The same pressure will not be applied to fellow Democrats, however. Rep. Chris Van Hollen (D-MD), former chair of the DCCC and incoming ranking member on the Budget Committee, told reporters on Capitol Hill today that there’s not a concerted effort to push reform-opposing Democrats to stick with their caucus when it comes to the Republican repeal vote.

“No one is pressuring anybody to do anything,” Van Hollen said.

He suggested that even without direct pressure from leadership, some of the Democrats who voted against the reform bill the first time will also vote against Republican efforts to repeal it this week.

“My best sense is that there are going to be members who voted against health care reform but do not support total repeal or starting from scratch,” Van Hollen said. “But we’ll have to see.”

Back on the campaign trail, Van Hollen noted, some Democratic opponents of the reform package said they were just as wary of undoing everything that was done as they were of supporting the bill in the first place.

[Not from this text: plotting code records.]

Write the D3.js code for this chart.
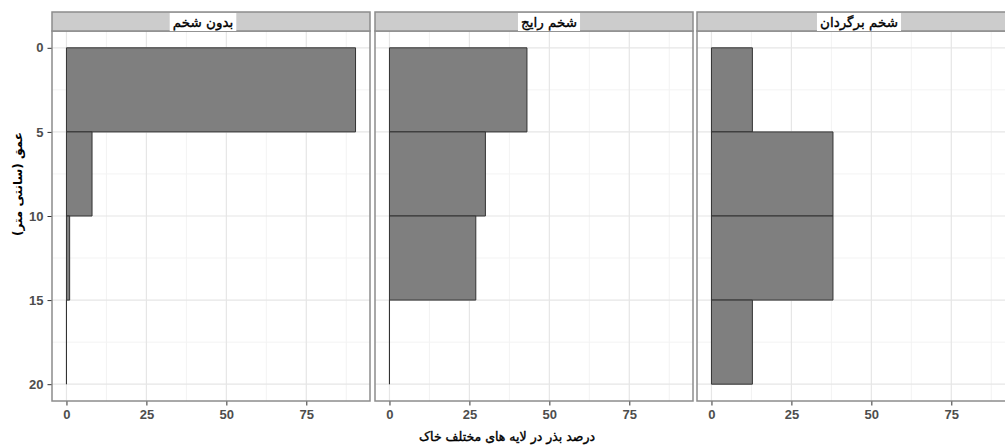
<!DOCTYPE html>
<html>
<head>
<meta charset="utf-8">
<script src="https://cdn.jsdelivr.net/npm/d3@7"></script>
<style>
body { margin: 0; background: #fff; }
svg { display: block; }
</style>
</head>
<body>
<div class="chart"></div>
<script>
// data
var tillage = ["بدون شخم", "شخم رایج", "شخم برگردان"]
var depthFrom = [0, 5, 10, 15]
var depthTo = [5, 10, 15, 20]
var noTill = [90.4, 8, 1, 0]
var conventional = [43, 30, 27, 0]
var moldboard = [12.8, 38, 38, 12.8]
var xTicks = [0, 25, 50, 75]
var yTicks = [0, 5, 10, 15, 20]
var xTitle = "درصد بذر در لایه های مختلف خاک"
var yTitle = "عمق (سانتی متر)"

var series = [noTill, conventional, moldboard]

var width = 1005
var height = 446
var panelLeft = [52, 375, 697]
var panelWidth = 318
var panelTop = 31
var panelBottom = 401
var stripTop = 12
var labelShift = [-8, 15, 3]
var persian = "'DejaVu Sans', sans-serif"
var latin = "'Liberation Sans', Arial, sans-serif"

var svg = d3.select(".chart").append("svg")
    .attr("width", width).attr("height", height)

var xMax = d3.max(series, function(s){ return d3.max(s) })
var y = d3.scaleLinear().domain([-1, 21]).range([panelTop, panelBottom])

tillage.forEach(function(name, p){
    var x0 = panelLeft[p]
    var x = d3.scaleLinear()
        .domain([-0.05 * xMax, xMax * 1.05])
        .range([x0, x0 + panelWidth])
    var g = svg.append("g")

    // grid
    var minorX = [12.5, 37.5, 62.5, 87.5]
    var minorY = [2.5, 7.5, 12.5, 17.5]
    g.selectAll(".mx").data(minorX).enter().append("line")
        .attr("x1", function(d){ return x(d) }).attr("x2", function(d){ return x(d) })
        .attr("y1", panelTop).attr("y2", panelBottom)
        .attr("stroke", "#f3f3f3").attr("stroke-width", 1)
    g.selectAll(".my").data(minorY).enter().append("line")
        .attr("y1", function(d){ return y(d) }).attr("y2", function(d){ return y(d) })
        .attr("x1", x0).attr("x2", x0 + panelWidth)
        .attr("stroke", "#f3f3f3").attr("stroke-width", 1)
    g.selectAll(".gx").data(xTicks).enter().append("line")
        .attr("x1", function(d){ return x(d) }).attr("x2", function(d){ return x(d) })
        .attr("y1", panelTop).attr("y2", panelBottom)
        .attr("stroke", "#e6e6e6").attr("stroke-width", 1.2)
    g.selectAll(".gy").data(yTicks).enter().append("line")
        .attr("y1", function(d){ return y(d) }).attr("y2", function(d){ return y(d) })
        .attr("x1", x0).attr("x2", x0 + panelWidth)
        .attr("stroke", "#e6e6e6").attr("stroke-width", 1.2)

    // bars (paths so that a zero bar still shows its outline)
    g.selectAll(".bar").data(series[p]).enter().append("path")
        .attr("d", function(d, i){
            var l = x(0), r = x(d), t = y(depthFrom[i]), b = y(depthTo[i])
            return "M" + l + "," + t + "H" + r + "V" + b + "H" + l + "Z"
        })
        .attr("fill", "#7f7f7f")
        .attr("stroke", "#333").attr("stroke-width", 1)

    // panel border
    g.append("rect")
        .attr("x", x0).attr("y", panelTop)
        .attr("width", panelWidth).attr("height", panelBottom - panelTop)
        .attr("fill", "none").attr("stroke", "#8c8c8c").attr("stroke-width", 1.5)

    // strip
    g.append("rect")
        .attr("x", x0).attr("y", stripTop)
        .attr("width", panelWidth).attr("height", panelTop - stripTop)
        .attr("fill", "#cccccc").attr("stroke", "#8c8c8c").attr("stroke-width", 1.5)
    var lab = g.append("text")
        .attr("x", x0 + panelWidth / 2 + labelShift[p]).attr("y", 27)
        .attr("text-anchor", "middle")
        .attr("font-family", persian).attr("font-size", "13.5px")
        .attr("fill", "#000").attr("stroke", "#000").attr("stroke-width", 0.35)
        .text(name)
    var bb = lab.node().getBBox()
    g.insert("rect", "text")
        .attr("x", bb.x - 3).attr("y", stripTop + 1)
        .attr("width", bb.width + 6).attr("height", panelTop - stripTop - 1)
        .attr("fill", "#fff")

    // x axis
    var xa = g.append("g").attr("transform", "translate(0," + (panelBottom + 0.5) + ")")
        .call(d3.axisBottom(x).tickValues(xTicks).tickSize(4).tickPadding(4))
    xa.select(".domain").remove()
    xa.selectAll("line").attr("stroke", "#333")
    xa.selectAll("text").attr("font-family", latin).attr("font-size", "13px")
        .attr("font-weight", "bold").attr("fill", "#4d4d4d")
})

// y axis
var ya = svg.append("g").attr("transform", "translate(" + (panelLeft[0] - 0.5) + ",0)")
    .call(d3.axisLeft(y).tickValues(yTicks).tickSize(4).tickPadding(4))
ya.select(".domain").remove()
ya.selectAll("line").attr("stroke", "#333")
ya.selectAll("text").attr("font-family", latin).attr("font-size", "13px")
    .attr("font-weight", "bold").attr("fill", "#4d4d4d")

// titles
svg.append("text")
    .attr("x", 507).attr("y", 441)
    .attr("text-anchor", "middle")
    .attr("font-family", persian).attr("font-size", "12.5px")
    .attr("fill", "#000").attr("stroke", "#000").attr("stroke-width", 0.4)
    .text(xTitle)

svg.append("text")
    .attr("transform", "translate(22,184) rotate(-90)")
    .attr("text-anchor", "middle")
    .attr("font-family", persian).attr("font-size", "12px").attr("font-weight", "bold")
    .attr("fill", "#000")
    .text(yTitle)
</script>
</body>
</html>
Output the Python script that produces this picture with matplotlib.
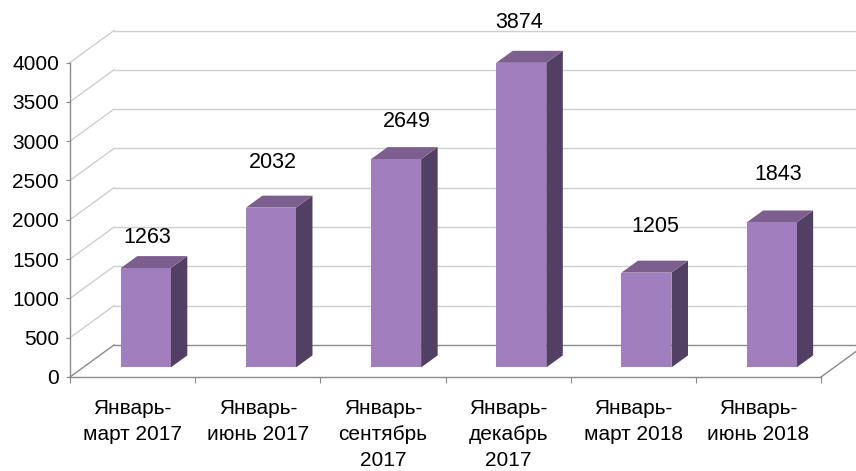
import numpy as np
import matplotlib
matplotlib.use('Agg')
import matplotlib.pyplot as plt
from matplotlib.patches import Polygon

plt.rcParams['font.family'] = ['Liberation Sans', 'DejaVu Sans']

categories = ['Январь-\nмарт 2017', 'Январь-\nиюнь 2017', 'Январь-\nсентябрь\n2017',
              'Январь-\nдекабрь\n2017', 'Январь-\nмарт 2018', 'Январь-\nиюнь 2018']
values = [1263, 2032, 2649, 3874, 1205, 1843]
yticks = [0, 500, 1000, 1500, 2000, 2500, 3000, 3500, 4000]

# label nudges in pixels (dx, dy above the bar top), like excel puts them
label_off = [(1, 31), (2, 45), (11, 38), (-2, 40), (9, 46), (7, 48)]

W, H = 856, 471
fig = plt.figure(figsize=(W / 100, H / 100), dpi=100)
ax = fig.add_axes([70 / W, (H - 377) / H, 751 / W, 314.5 / H])
ax.set_xlim(0, 6)
ax.set_ylim(0, 4000)

# depth of the 3d box in data units
DX = 44 / (751 / 6)
DY = 32 / (314.5 / 4000)

grid_c = '#cfcfcf'
axis_c = '#8a8a8a'

for v in yticks[1:]:
    ax.plot([0, DX], [v, v + DY], color=grid_c, lw=1, clip_on=False, zorder=1)
    ax.plot([DX, 6 + DX + 1], [v + DY, v + DY], color=grid_c, lw=1, clip_on=False, zorder=1)
# floor
ax.plot([0, DX], [0, DY], color=axis_c, lw=1, clip_on=False, zorder=1)
ax.plot([DX, 6 + DX], [DY, DY], color=axis_c, lw=1, clip_on=False, zorder=1)
ax.plot([6, 6 + DX], [0, DY], color=axis_c, lw=1, clip_on=False, zorder=1)

front_c = '#a17fbf'
top_c = '#7c5f8e'
side_c = '#524064'
d0, d1 = 0.30, 0.675
bw = 0.4

for i, v in enumerate(values):
    x0 = i + 0.5 - bw / 2
    x1 = i + 0.5 + bw / 2
    sx0, sy0 = d0 * DX, d0 * DY
    sx1, sy1 = d1 * DX, d1 * DY
    side = [(x1 + sx0, sy0), (x1 + sx1, sy1), (x1 + sx1, v + sy1), (x1 + sx0, v + sy0)]
    top = [(x0 + sx0, v + sy0), (x1 + sx0, v + sy0), (x1 + sx1, v + sy1), (x0 + sx1, v + sy1)]
    front = [(x0 + sx0, sy0), (x1 + sx0, sy0), (x1 + sx0, v + sy0), (x0 + sx0, v + sy0)]
    for pts, c in [(side, side_c), (top, top_c), (front, front_c)]:
        ax.add_patch(Polygon(pts, closed=True, facecolor=c, edgecolor='none',
                             clip_on=False, zorder=3))
    dx, dy = label_off[i]
    ax.annotate(str(v), xy=(i + 0.5 + sx0, v + sy0),
                xytext=(dx * 0.72, dy * 0.72), textcoords='offset points',
                ha='center', va='center', fontsize=15.5, color='black', zorder=4)

for s in ['top', 'right']:
    ax.spines[s].set_visible(False)
for s in ['left', 'bottom']:
    ax.spines[s].set_color(axis_c)
    ax.spines[s].set_linewidth(1)
    ax.spines[s].set_zorder(2)

ax.set_yticks(yticks)
ax.set_yticklabels([str(t) for t in yticks])
ax.tick_params(axis='y', length=3, color=axis_c, labelsize=15, pad=5)

ax.set_xticks(np.arange(0, 7))
ax.set_xticklabels([])
ax.tick_params(axis='x', which='major', length=4, color=axis_c)
ax.set_xticks(np.arange(6) + 0.5, minor=True)
ax.set_xticklabels(categories, minor=True, fontsize=15, linespacing=1.45)
ax.tick_params(axis='x', which='minor', length=0, pad=16)

ax.patch.set_visible(False)
fig.savefig('out.png', dpi=100)
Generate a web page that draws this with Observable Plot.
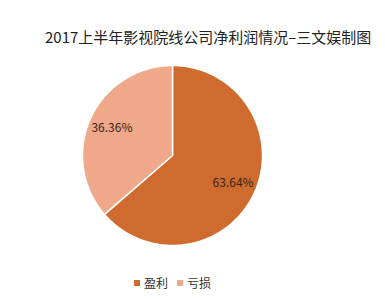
<!DOCTYPE html>
<html>
<head>
<meta charset="utf-8">
<script src="https://cdn.jsdelivr.net/npm/d3@7"></script>
<script src="https://cdn.jsdelivr.net/npm/@observablehq/plot@0.6"></script>
<style>
  body { margin: 0; background: #fff; }
  #chart { position: relative; width: 385px; height: 300px; overflow: hidden;
           font-family: "Noto Sans CJK SC", "Noto Sans", sans-serif; color: #222; }
  #title { position: absolute; left: 45px; top: 27px; font-size: 15px; line-height: 20px; white-space: nowrap; }
  #plot { position: absolute; left: 0; top: 60px; }
  #legend { position: absolute; left: 134px; top: 274px; display: flex; align-items: center;
            font-size: 12px; line-height: 18px; color: #333; }
  .sw { display: inline-block; width: 6px; height: 6px; margin-right: 4px; }
  .item { display: flex; align-items: center; margin-right: 9px; }
</style>
</head>
<body>
<div id="chart">
  <div id="title">2017上半年影视院线公司净利润情况–三文娱制图</div>
  <div id="plot"></div>
  <div id="legend"></div>
</div>
<script>
// Share of film & cinema companies with profit vs. loss, H1 2017
const categories = ["盈利", "亏损"];
const shares = [63.64, 36.36];
const sliceColors = ["#CF6B2E", "#EFA88A"];

// Pie geometry in unit-radius coordinates (clockwise from 12 o'clock)
const arcs = d3.pie().sort(null)(shares);
const slicePoints = [];
arcs.forEach((a, i) => {
  const cat = categories[i];
  slicePoints.push({cat, x: 0, y: 0});
  const n = Math.max(2, Math.ceil((a.endAngle - a.startAngle) / 0.02));
  for (let k = 0; k <= n; k++) {
    const t = a.startAngle + (a.endAngle - a.startAngle) * k / n;
    slicePoints.push({cat, x: Math.sin(t), y: Math.cos(t)});
  }
  slicePoints.push({cat, x: 0, y: 0});
});

const labels = arcs.map((a, i) => {
  const m = (a.startAngle + a.endAngle) / 2;
  return {x: 0.74 * Math.sin(m), y: 0.74 * Math.cos(m), text: shares[i].toFixed(2) + "%"};
});

const R = 90, cx = 172, cy = 95, W = 385, H = 200;
const chart = Plot.plot({
  width: W,
  height: H,
  margin: 0,
  x: {domain: [-cx / R, (W - cx) / R], axis: null},
  y: {domain: [-(H - cy) / R, cy / R], axis: null},
  color: {domain: categories, range: sliceColors},
  marks: [
    Plot.line(slicePoints, {x: "x", y: "y", z: "cat", fill: "cat", stroke: "white", strokeWidth: 1.5, curve: "linear"}),
    Plot.text(labels, {x: "x", y: "y", text: "text", fill: "#3a2416", fontSize: 12,
                       fontFamily: "Noto Sans CJK SC, Noto Sans, sans-serif"})
  ]
});
document.getElementById("plot").appendChild(chart);

const legend = document.getElementById("legend");
categories.forEach((c, i) => {
  const item = document.createElement("span");
  item.className = "item";
  const sw = document.createElement("span");
  sw.className = "sw";
  sw.style.background = sliceColors[i];
  item.appendChild(sw);
  item.appendChild(document.createTextNode(c));
  legend.appendChild(item);
});
</script>
</body>
</html>
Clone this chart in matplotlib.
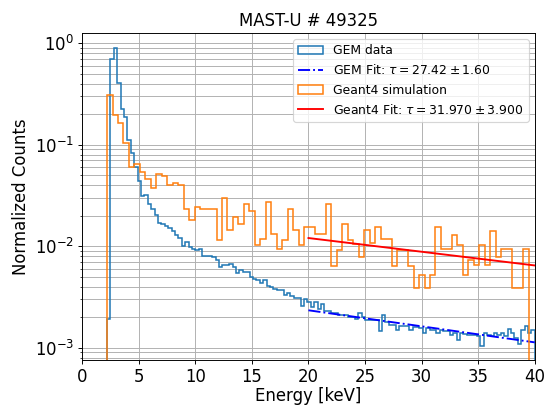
import numpy as np
import matplotlib
matplotlib.use("Agg")
import matplotlib.pyplot as plt

# GEM data histogram: 126 bins from 2.2 to 40 keV
gem_lo, gem_hi, gem_nbins = 2.2, 40.0, 126
gem_counts = [
    0.0019, 0.70, 0.90, 0.405, 0.226, 0.186, 0.112, 0.083, 0.060, 0.0436,
    0.0315, 0.032, 0.0262, 0.0233, 0.0205, 0.0171, 0.0167, 0.0157, 0.0150, 0.0140,
    0.0130, 0.0120, 0.0101, 0.0109, 0.0098, 0.0094, 0.0091, 0.0093, 0.0080, 0.0081,
    0.0080, 0.0078, 0.0073, 0.0063, 0.0066, 0.0066, 0.0067, 0.0063, 0.0055, 0.0058,
    0.0056, 0.0056, 0.0050, 0.0048, 0.0046, 0.0043, 0.0046, 0.0041, 0.0040, 0.0038,
    0.0037, 0.0037, 0.0033, 0.0035, 0.0032, 0.0031, 0.0031, 0.0026, 0.0030, 0.0028,
    0.0025, 0.0028, 0.0024, 0.0027, 0.0023, 0.0023, 0.0022, 0.0022, 0.0021, 0.0021,
    0.0021, 0.0020, 0.0020, 0.0019, 0.0022, 0.0020, 0.00186, 0.00186, 0.00186, 0.00186,
    0.00146, 0.0021, 0.0018, 0.00169, 0.00169, 0.0015, 0.00165, 0.00165, 0.00165, 0.0015,
    0.0016, 0.0016, 0.00155, 0.0014, 0.00155, 0.00148, 0.00148, 0.0014, 0.0015, 0.00145,
    0.00147, 0.00134, 0.0014, 0.00118, 0.0014, 0.00138, 0.00135, 0.00133, 0.00135, 0.0013,
    0.00105, 0.0014, 0.00135, 0.0013, 0.0014, 0.00135, 0.0014, 0.0013, 0.00153, 0.0014,
    0.00125, 0.00109, 0.0015, 0.00162, 0.0014, 0.00148,
]

# Geant4 simulation histogram: 77 bins from 2.2 to 39.45 keV
g4_lo, g4_hi, g4_nbins = 2.2, 39.45, 77
g4_counts = [
    0.311, 0.197, 0.164, 0.104, 0.060, 0.065, 0.0534, 0.046, 0.0375, 0.0518,
    0.0488, 0.0403, 0.0418, 0.0403, 0.0233, 0.0182, 0.0243, 0.0235, 0.0235, 0.0235,
    0.0114, 0.0298, 0.0144, 0.0193, 0.0166, 0.0262, 0.0221, 0.0103, 0.0118, 0.0272,
    0.0132, 0.0093, 0.0114, 0.0233, 0.0143, 0.0103, 0.0155, 0.0155, 0.0131, 0.0131,
    0.0258, 0.0064, 0.0092, 0.0167, 0.0116, 0.0105, 0.0078, 0.0144, 0.0107, 0.0155,
    0.0118, 0.0118, 0.0064, 0.0092, 0.0092, 0.0064, 0.0039, 0.0052, 0.0039, 0.0052,
    0.0155, 0.0093, 0.0093, 0.0130, 0.0103, 0.0052, 0.0074, 0.0065, 0.0103, 0.0065,
    0.0142, 0.0078, 0.0093, 0.0093, 0.0039, 0.0039, 0.0093,
]

# Fit lines (endpoints)
fit_x = [20.0, 40.0]
gem_fit_y = [0.00234, 0.00113]
g4_fit_y = [0.01205, 0.00647]
gem_fit_label = r'GEM Fit: $\tau = 27.42 \pm 1.60$'
g4_fit_label = r'Geant4 Fit: $\tau = 31.970 \pm 3.900$'

fig, ax = plt.subplots(figsize=(6.4, 4.8), dpi=85)
fig.subplots_adjust(left=0.151, right=0.983, top=0.919, bottom=0.118)

gem_edges = np.linspace(gem_lo, gem_hi, gem_nbins + 1)
g4_edges = np.linspace(g4_lo, g4_hi, g4_nbins + 1)
gem_centers = 0.5 * (gem_edges[1:] + gem_edges[:-1])
g4_centers = 0.5 * (g4_edges[1:] + g4_edges[:-1])

ax.hist(gem_centers, bins=gem_edges, weights=gem_counts, histtype='step',
        color='C0', lw=1.3, label='GEM data')
ax.plot(fit_x, gem_fit_y, color='blue', ls='-.', lw=1.6, label=gem_fit_label)
ax.hist(g4_centers, bins=g4_edges, weights=g4_counts, histtype='step',
        color='C1', lw=1.3, label='Geant4 simulation')
ax.plot(fit_x, g4_fit_y, color='red', ls='-', lw=1.6, label=g4_fit_label)

ax.set_yscale('log')
ax.set_xlim(0, 40)
ax.set_ylim(7.6e-4, 1.26)
ax.grid(True, which='both')
ax.set_xlabel('Energy [keV]', fontsize=14, labelpad=1)
ax.set_ylabel('Normalized Counts', fontsize=14)
ax.set_title('MAST-U # 49325', fontsize=14)
ax.tick_params(axis='both', which='major', labelsize=14)
ax.legend(loc='upper right', fontsize=10.5)

fig.savefig('out.png', dpi=85)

“As you know, during the campaign a number of members who voted against the health care bill were asked whether they would support repeal,” he said. “They said no, that they would prefer to work out some of the problems with the bill as we go rather than start from scratch.”

Whatever the reform-opposing Democrats decide to do when the freshly-minted House majority GOP tries to score the first big political victory of its tenure, they’re making the decision without the Democratic leadership, Van Hollen said.

“We’re telling them to talk to their constituents and make the best decision for their districts,” Van Hollen said.